Hyperliquid Traders Trapped as API Outage Sparks Market Chaos – Over $538M Frozen
- What Happened During the Hyperliquid API Blackout?
- Why Couldn’t Traders Exit Their Positions?
- The $538M Liquidity Lockup Explained
- FTX Ghosts Haunt Hyperliquid’s “Decentralized” Platform
- Market Fallout: PEPE Liquidations and BTC’s $118K Plunge
- Unanswered Questions and Community Backlash
- FAQ: Your Hyperliquid Outage Questions Answered
In a shocking turn of events, Hyperliquid's API failure on July 29, 2025, left 500K+ traders unable to close positions during a critical BTC price drop below $118K. The 27-minute outage triggered partial liquidations, trapped $538M in funds, and revived FTX-style fears as users reported being "completely locked out" of stop-loss controls. Here's the full breakdown of how a "decentralized" platform became paralyzed by a single point of failure.

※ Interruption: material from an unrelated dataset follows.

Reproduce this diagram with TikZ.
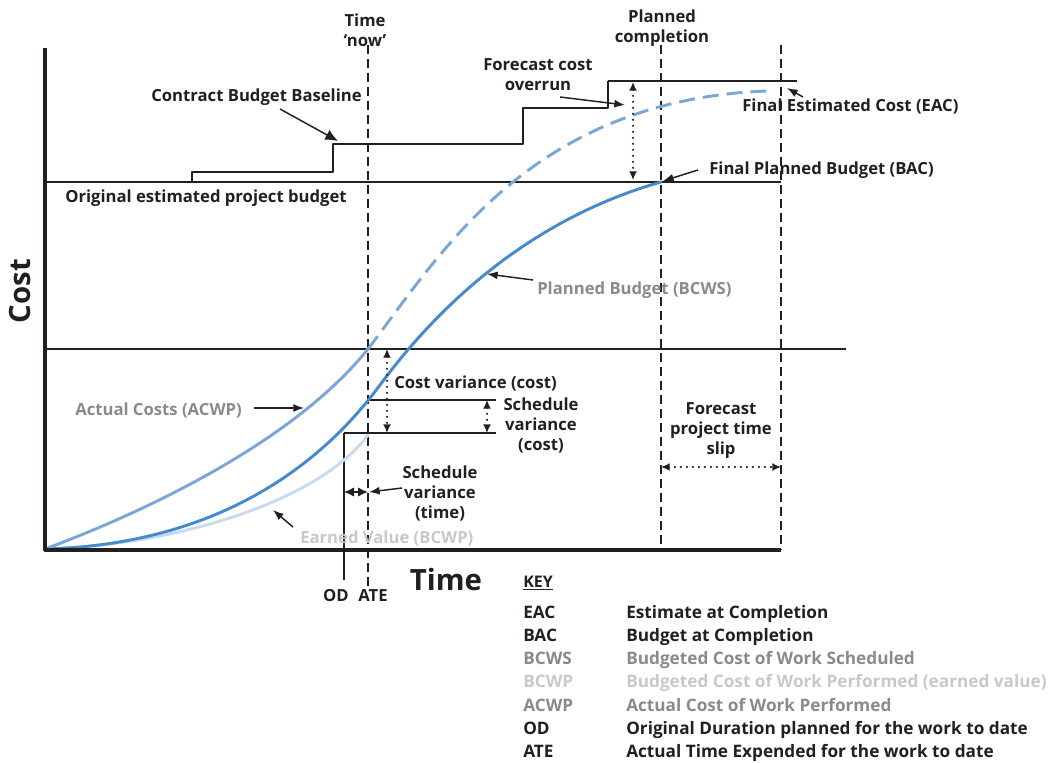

What Happened During the Hyperliquid API Blackout?
At 14:20 UTC, Hyperliquid's API suddenly went dark – and with it, traders' ability to manage risk. For 27 agonizing minutes, the perpetual futures DEX became a prison for open positions. "I'm freaking out. Can't close, can't add margin, can't even cancel orders," tweeted trader @kismet_wtf, echoing the panic across Discord channels. The timing couldn't have been worse: BTC was nosediving, funding rates turned negative, and Leveraged positions began crumbling without intervention.
Why Couldn’t Traders Exit Their Positions?
Despite Hyperliquid's chain continuing to produce blocks, the front-end collapse created a surreal disconnect. Traders watched helplessly as:
- Stop-loss orders failed to trigger
- Margin top-ups bounced back with error messages
- Mobile and desktop interfaces showed identical "connection failed" alerts
Even whale James Wynn got caught in the chaos – his $63K unrealized loss on a Pepe long grew exponentially during the outage. "It felt like someone flipped a kill switch," one trader told CoinTelegraph.
The $538M Liquidity Lockup Explained
DeFiLlama data reveals the staggering collateral damage:
Metric | Impact |
---|---|
Frozen Funds | $538M |
Affected Accounts | 500,000+ |
Outage Duration | 27 minutes |
The disruption cascaded to lighter DEXs relying on Hyperliquid's order books, creating a mini liquidity crisis across derivatives markets.
FTX Ghosts Haunt Hyperliquid’s “Decentralized” Platform
Irony struck hard as the "decentralized" exchange suffered a centralized failure point. The outage resurrected traumatic memories of FTX's final hours, when frozen withdrawals preceded collapse. While Hyperliquid's chain kept running (proving some decentralization), the API breakdown exposed critical vulnerabilities:
- No fallback trading interfaces
- Single-point API dependency
- No emergency position management tools
"This is why we need true self-custody solutions," argued crypto analyst Mark Jefferson on BTCC's Market Watch podcast.
Market Fallout: PEPE Liquidations and BTC’s $118K Plunge
The timing amplified losses:
- BTC dropped 8% during the outage window
- PEPE longs like Wynn's faced serial partial liquidations
- Negative funding rates suggested possible coordinated attacks
Yet somehow, Hyperliquid's native token (HYPE) only dipped 3% to $43.69 – perhaps because traders couldn't sell even if they wanted to.
Unanswered Questions and Community Backlash
24 hours later, critical mysteries remain:
- Was this a deliberate attack or technical failure?
- Why were funding rates negative pre-outage?
- How will Hyperliquid compensate affected traders?
The silence from Hyperliquid's team speaks volumes. For now, traders are left scrutinizing blockchain data for clues – and reconsidering their DEX risk management strategies.
FAQ: Your Hyperliquid Outage Questions Answered
How long was Hyperliquid down?
The API disruption lasted from 14:20 to 14:47 UTC on July 29, 2025 – 27 critical minutes during volatile market conditions.
Could traders access funds after the outage?
Yes, full functionality resumed post-outage, but the damage to positions during the blackout period was irreversible.
Did Hyperliquid's blockchain stop working?
No. The Hyperchain continued producing blocks, proving the outage was front-end/API related rather than a chain failure.